I would dedicate a pot to this and leave it set up. The process works and is naturally very consistent. One change I would make is to got yo 3/8" threaded rod with a jam nut on bottom and a hole drilled thru so a lead thermometer can be used to verify temp easier. Or use a lamp threaded rod.

Work sand in as best you van and keep it filled Sand will settle over time and use once full it stays pretty well.

Does the silica sand melt or stay loose and you just push the brass down into it?

Conditor22
08-25-2020, 02:38 PM
1,713 °C
Silicon dioxide
Names
Appearance Transparent solid (Amorphous) White/Whitish Yellow (Powder/Sand)
Density 2.648 (α-quartz), 2.196 (amorphous) g·cm−3
Melting point 1,713 °C (3,115 °F; 1,986 K) (amorphous) to
Boiling point 2,950 °C (5,340 °F; 3,220 K)

Hossfly
08-25-2020, 02:41 PM
1,713 °C
Silicon dioxide
Names
Appearance Transparent solid (Amorphous) White/Whitish Yellow (Powder/Sand)
Density 2.648 (α-quartz), 2.196 (amorphous) g·cm−3
Melting point 1,713 °C (3,115 °F; 1,986 K) (amorphous) to
Boiling point 2,950 °C (5,340 °F; 3,220 K)


So its going to stay as is, wont melt at 700’, that seems better than dealing with a liquid.
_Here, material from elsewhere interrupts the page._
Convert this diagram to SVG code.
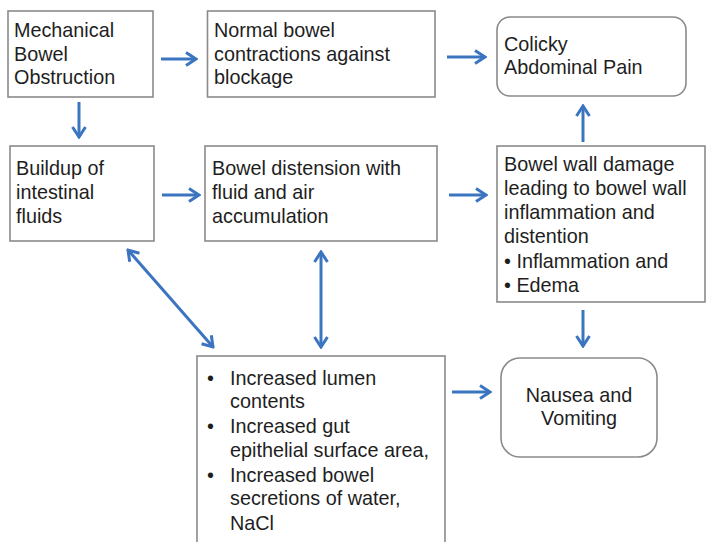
<svg xmlns="http://www.w3.org/2000/svg" width="706" height="542" viewBox="0 0 706 542">
<defs>
<style>
.box{fill:#fff;stroke:#8a8a8a;stroke-width:1.6}
.t{font-family:"Liberation Sans",Arial,sans-serif;font-size:19.8px;fill:#1e1e1e}
.c{stroke:#3b74bf;stroke-width:3;fill:none}
</style>
<marker id="ah" viewBox="0 0 14 16" refX="12" refY="8" markerWidth="14" markerHeight="16" markerUnits="userSpaceOnUse" orient="auto-start-reverse">
<path d="M2,1.5 L12,8 L2,14.5" fill="none" stroke="#3b74bf" stroke-width="3" stroke-linejoin="miter"/>
</marker>
</defs>
<rect width="706" height="542" fill="#fff"/>
<g id="n1"><rect class="box" x="8" y="11" width="145" height="86"/>
<text class="t" x="14" y="37">Mechanical</text><text class="t" x="14" y="61">Bowel</text><text class="t" x="14" y="84">Obstruction</text></g>
<g id="n2"><rect class="box" x="207.5" y="11" width="227.5" height="86"/>
<text class="t" x="214" y="37">Normal bowel</text><text class="t" x="214" y="61">contractions against</text><text class="t" x="214" y="84">blockage</text></g>
<g id="n3"><rect class="box" x="497" y="17" width="189" height="79" rx="13"/>
<text class="t" x="504" y="51">Colicky</text><text class="t" x="504" y="74">Abdominal Pain</text></g>
<g id="n4"><rect class="box" x="10" y="146" width="144" height="95"/>
<text class="t" x="16" y="175">Buildup of</text><text class="t" x="16" y="199">intestinal</text><text class="t" x="16" y="223">fluids</text></g>
<g id="n5"><rect class="box" x="205" y="146" width="232" height="95"/>
<text class="t" x="212" y="175">Bowel distension with</text><text class="t" x="212" y="199">fluid and air</text><text class="t" x="212" y="223">accumulation</text></g>
<g id="n6"><rect class="box" x="497" y="146" width="208" height="156"/>
<text class="t" x="504" y="171">Bowel wall damage</text><text class="t" x="504" y="195">leading to bowel wall</text><text class="t" x="504" y="219">inflammation and</text><text class="t" x="504" y="243">distention</text><text class="t" x="504" y="268">• Inflammation and</text><text class="t" x="504" y="292">• Edema</text></g>
<g id="n7"><rect class="box" x="197" y="356" width="248" height="192"/>
<text class="t" x="207" y="385">•</text><text class="t" x="230" y="385">Increased lumen</text><text class="t" x="230" y="408">contents</text>
<text class="t" x="207" y="433">•</text><text class="t" x="230" y="433">Increased gut</text><text class="t" x="230" y="457">epithelial surface area,</text>
<text class="t" x="207" y="482">•</text><text class="t" x="230" y="482">Increased bowel</text><text class="t" x="230" y="505">secretions of water,</text><text class="t" x="230" y="530">NaCl</text></g>
<g id="n8"><rect class="box" x="501" y="358" width="156" height="99" rx="19"/>
<text class="t" x="579" y="402" text-anchor="middle">Nausea and</text><text class="t" x="579" y="425" text-anchor="middle">Vomiting</text></g>
<g id="connectors">
<line class="c" x1="161" y1="59" x2="196" y2="59" marker-end="url(#ah)"/>
<line class="c" x1="447" y1="57" x2="485" y2="57" marker-end="url(#ah)"/>
<line class="c" x1="79" y1="102" x2="79" y2="137" marker-end="url(#ah)"/>
<line class="c" x1="162" y1="195" x2="199" y2="195" marker-end="url(#ah)"/>
<line class="c" x1="449" y1="195" x2="486" y2="195" marker-end="url(#ah)"/>
<line class="c" x1="583" y1="142" x2="583" y2="106" marker-end="url(#ah)"/>
<line class="c" x1="583" y1="310" x2="583" y2="346" marker-end="url(#ah)"/>
<line class="c" x1="452" y1="392" x2="490" y2="392" marker-end="url(#ah)"/>
<line class="c" x1="128" y1="250" x2="213" y2="347" marker-start="url(#ah)" marker-end="url(#ah)"/>
<line class="c" x1="321" y1="252" x2="321" y2="347" marker-start="url(#ah)" marker-end="url(#ah)"/>
</g>
</svg>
And safer.

ioon44
08-26-2020, 08:11 AM
Good post, I had no idea I could use fine sand, I will have to try it in a 4 lb Lee pot.

vagrantviking
08-26-2020, 05:18 PM
Thanks for the detailed description of what you are doing. Food for thought!
I've been thinking of trying this for a while now.

Hossfly
10-03-2020, 01:43 PM
Ok just finished the salt bath annealer set up with the 40 year old Lyman pot that I was gifted.

Bought some low temp salt and set up my PID outside the tack room for safety reasons.
,
Had about 80 30-06 that were starting to split necks. Sent all through at 950’F for 7 seconds then dropped in some distilled water, rinsed 3 times, and now in drying mode.



They look good with color change just to middle of shoulder.

Will be finishing these this week, the hurricanes we just went through had me shut down for a while. Back up and running now.